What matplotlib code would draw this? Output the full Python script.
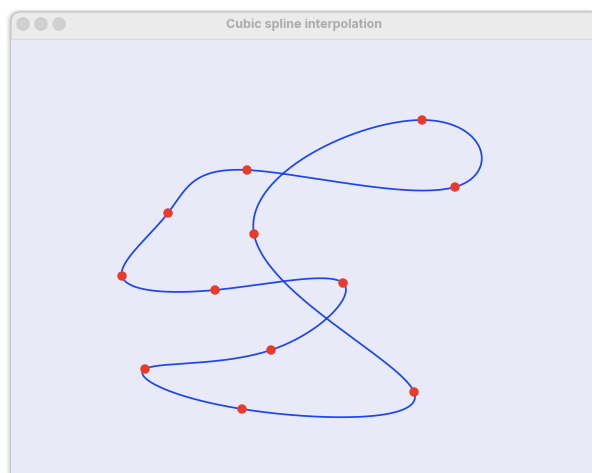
import numpy as np
import matplotlib
matplotlib.use("Agg")
import matplotlib.pyplot as plt
from matplotlib.patches import FancyBboxPatch, Rectangle, Circle

# control points (window content pixels, y down), closed curve order
xs = [411, 444, 236, 157, 111, 204, 332, 260, 134, 231, 403, 243]
ys = [81, 148, 131, 174, 237, 251, 244, 311, 330, 370, 353, 195]

title = "Cubic spline interpolation"

W, H = 592, 473
WIN_X, WIN_Y = 11, 12      # window top-left
BAR_H = 27                 # title bar height


def periodic_spline(y, n_per=60):
    # periodic cubic spline, uniform parameter
    y = np.asarray(y, dtype=float)
    n = len(y)
    A = np.zeros((n, n))
    b = np.zeros(n)
    for i in range(n):
        A[i, (i - 1) % n] = 1
        A[i, i] = 4
        A[i, (i + 1) % n] = 1
        b[i] = 6 * (y[(i + 1) % n] - 2 * y[i] + y[(i - 1) % n])
    M = np.linalg.solve(A, b)
    out = []
    t = np.linspace(0, 1, n_per, endpoint=False)
    for i in range(n):
        j = (i + 1) % n
        a = (1 - t)
        seg = (M[i] * a ** 3 + M[j] * t ** 3) / 6 \
            + (y[i] - M[i] / 6) * a + (y[j] - M[j] / 6) * t
        out.append(seg)
    out.append([y[0]])
    return np.concatenate(out)


fig = plt.figure(figsize=(W / 100, H / 100), dpi=100)
fig.patch.set_facecolor("white")

# soft shadow left of the window
bg = fig.add_axes([0, 0, 1, 1])
bg.set_xlim(0, W)
bg.set_ylim(H, 0)
bg.axis("off")
for k, a in enumerate([0.025, 0.03, 0.04, 0.05, 0.06]):
    bg.add_patch(FancyBboxPatch((WIN_X - 5 + k, WIN_Y - 3 + k * 0.6), W, H,
                                boxstyle="round,pad=0,rounding_size=12",
                                fc="black", ec="none", alpha=a))

# window frame + title bar
bg.add_patch(FancyBboxPatch((WIN_X, WIN_Y), W, H,
                            boxstyle="round,pad=0,rounding_size=10",
                            fc="#ebebeb", ec="#c4c4c4", lw=0.8))
bg.add_patch(Rectangle((WIN_X, WIN_Y + BAR_H), W, H, fc="#e9eaf8",
                       ec="none"))
bg.plot([WIN_X, W], [WIN_Y + BAR_H, WIN_Y + BAR_H], color="#dcdce6", lw=1)
for cx in [23, 41, 59]:
    bg.add_patch(Circle((cx, WIN_Y + 12), 6.2,
                        fc="#d0d0d0", ec="#c6c6c6", lw=0.5))
bg.text(304, WIN_Y + 12.5, title, ha="center", va="center",
        fontsize=9.0, fontweight="bold", color="#ababab",
        family=["Inter", "DejaVu Sans"])

# plot area (content of the window)
cx0, cy0 = WIN_X, WIN_Y + BAR_H
ax = fig.add_axes([cx0 / W, 0, 1 - cx0 / W, 1 - cy0 / H])
ax.set_xlim(0, W - cx0)
ax.set_ylim(H - cy0, 0)
ax.axis("off")

sx = periodic_spline(xs)
sy = periodic_spline(ys)
ax.plot(sx, sy, color="#1a46f5", lw=1.25, solid_capstyle="round", zorder=2)
ax.scatter(xs, ys, s=46, color="#ea3b2a", edgecolors="none", zorder=3)

fig.savefig("out.png", dpi=100)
....
Reproduce the material in its entirety and word for word, without the pictures.

What matplotlib code would draw this? Output the full Python script.
import numpy as np
import matplotlib
matplotlib.use("Agg")
import matplotlib.pyplot as plt
from matplotlib.patches import FancyBboxPatch, Rectangle, Circle

# control points (window content pixels, y down), closed curve order
xs = [411, 444, 236, 157, 111, 204, 332, 260, 134, 231, 403, 243]
ys = [81, 148, 131, 174, 237, 251, 244, 311, 330, 370, 353, 195]

title = "Cubic spline interpolation"

W, H = 592, 473
WIN_X, WIN_Y = 11, 12      # window top-left
BAR_H = 27                 # title bar height


def periodic_spline(y, n_per=60):
    # periodic cubic spline, uniform parameter
    y = np.asarray(y, dtype=float)
    n = len(y)
    A = np.zeros((n, n))
    b = np.zeros(n)
    for i in range(n):
        A[i, (i - 1) % n] = 1
        A[i, i] = 4
        A[i, (i + 1) % n] = 1
        b[i] = 6 * (y[(i + 1) % n] - 2 * y[i] + y[(i - 1) % n])
    M = np.linalg.solve(A, b)
    out = []
    t = np.linspace(0, 1, n_per, endpoint=False)
    for i in range(n):
        j = (i + 1) % n
        a = (1 - t)
        seg = (M[i] * a ** 3 + M[j] * t ** 3) / 6 \
            + (y[i] - M[i] / 6) * a + (y[j] - M[j] / 6) * t
        out.append(seg)
    out.append([y[0]])
    return np.concatenate(out)


fig = plt.figure(figsize=(W / 100, H / 100), dpi=100)
fig.patch.set_facecolor("white")

# soft shadow left of the window
bg = fig.add_axes([0, 0, 1, 1])
bg.set_xlim(0, W)
bg.set_ylim(H, 0)
bg.axis("off")
for k, a in enumerate([0.025, 0.03, 0.04, 0.05, 0.06]):
    bg.add_patch(FancyBboxPatch((WIN_X - 5 + k, WIN_Y - 3 + k * 0.6), W, H,
                                boxstyle="round,pad=0,rounding_size=12",
                                fc="black", ec="none", alpha=a))

# window frame + title bar
bg.add_patch(FancyBboxPatch((WIN_X, WIN_Y), W, H,
                            boxstyle="round,pad=0,rounding_size=10",
                            fc="#ebebeb", ec="#c4c4c4", lw=0.8))
bg.add_patch(Rectangle((WIN_X, WIN_Y + BAR_H), W, H, fc="#e9eaf8",
                       ec="none"))
bg.plot([WIN_X, W], [WIN_Y + BAR_H, WIN_Y + BAR_H], color="#dcdce6", lw=1)
for cx in [23, 41, 59]:
    bg.add_patch(Circle((cx, WIN_Y + 12), 6.2,
                        fc="#d0d0d0", ec="#c6c6c6", lw=0.5))
bg.text(304, WIN_Y + 12.5, title, ha="center", va="center",
        fontsize=9.0, fontweight="bold", color="#ababab",
        family=["Inter", "DejaVu Sans"])

# plot area (content of the window)
cx0, cy0 = WIN_X, WIN_Y + BAR_H
ax = fig.add_axes([cx0 / W, 0, 1 - cx0 / W, 1 - cy0 / H])
ax.set_xlim(0, W - cx0)
ax.set_ylim(H - cy0, 0)
ax.axis("off")

sx = periodic_spline(xs)
sy = periodic_spline(ys)
ax.plot(sx, sy, color="#1a46f5", lw=1.25, solid_capstyle="round", zorder=2)
ax.scatter(xs, ys, s=46, color="#ea3b2a", edgecolors="none", zorder=3)

fig.savefig("out.png", dpi=100)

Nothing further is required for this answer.